Despite the faults, my daily quarantine accounts started to attract readers among my Facebook friends. Inspired by their comments, I began to edit my writing for grammatical errors and such. I finally remembered why I had joined The Daily Star as a staff writer. I loved writing and when readers responded to my passion, it led me to embrace a career, of which I had no prior knowledge of. Ten years later, I still cannot give up on it, being well aware of its bleak future. Thus, while many of my journalist colleagues are being laid off, newspapers shutting down, subscriptions falling in Bangladesh, radio channels dissolving in Canada, I am preparing myself for journalism school. Love, no doubt, is totally blind.
During the 14-days, friends and family would often call or write to inquire about life in the 'quarantine jail'. If I were to call it a jail, or compare it to one, then it had to be one of those high security Norwegian prisons. I, too, had access to knives and the freedom to go out if I wanted, breaking the rules.
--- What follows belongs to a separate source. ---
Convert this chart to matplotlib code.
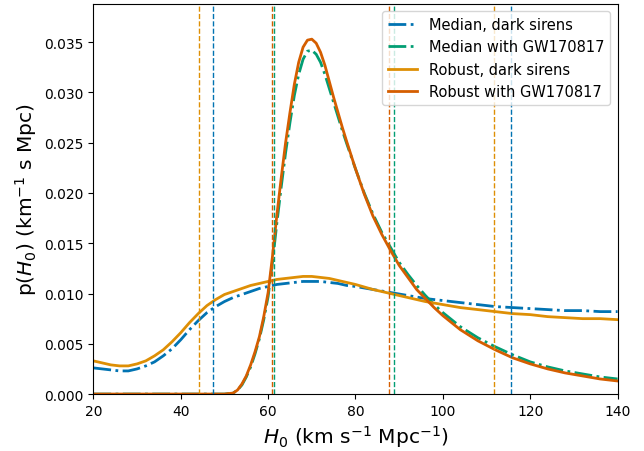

There were no Canadian Mounties guarding the door. In fact, in all the 14-days no one from the Public Health Agency of Canada or any other government body called to check if I was actually following the quarantine protocols. I really do not know what sort of contact tracing is being done here or whether it is effective.
My observation is that people here are much more relaxed about the virus than many I know in Dhaka. The elaborate routines of disinfecting everything from food to clothing, as many Dhakaites did, including me, is absent here. I also have not noticed the excessive use of hand sanitizers or gloves. The only thing people use in indoor public spaces is masks. Maintaining social distancing protocols are also easy in this sparsely populated country. Toronto's streets always look like that of Dhaka's during hartals or Eid holidays, except much cleaner and people wearing less colourful clothes.
Overall, I think, there is a sense of security among Canadians with regards to their health, something we lack in Bangladesh. Unlike us, they are not afraid of being denied any medical treatment, turned away from hospitals, of dying at healthcare facilities due to lack of oxygen or an ICU bed. They know they will get help if and when needed.
Quarantine for one thing, made me realize that at times it is good to be away from our stressful lives even if that means being locked up in a place for two weeks. Taking the time off and away from work, family, responsibility and all the daily nags of life. Having the time to discover oneself, connect to one's own thoughts and feelings and being happy with a limited number of personal stuffs, material things that we tend to attach too much importance to. While enjoying the relaxed days of quarantine, I hoped that some of my family members and ex-colleagues could experience it too. Who knows, perhaps doctors someday would start recommending it to people, suffering from constant stress!
Looking back on those two weeks, I can never think of a moment I felt sad or depressed. There were times when I missed sharing meals, the sunlight, the view of the Toronto's sky with loved ones, but those too were fleeting moments. On August 22, when I came back to my husband's apartment, into the real world, I realized quarantine for me was more like a therapy than a jail time. It was an experience like none other.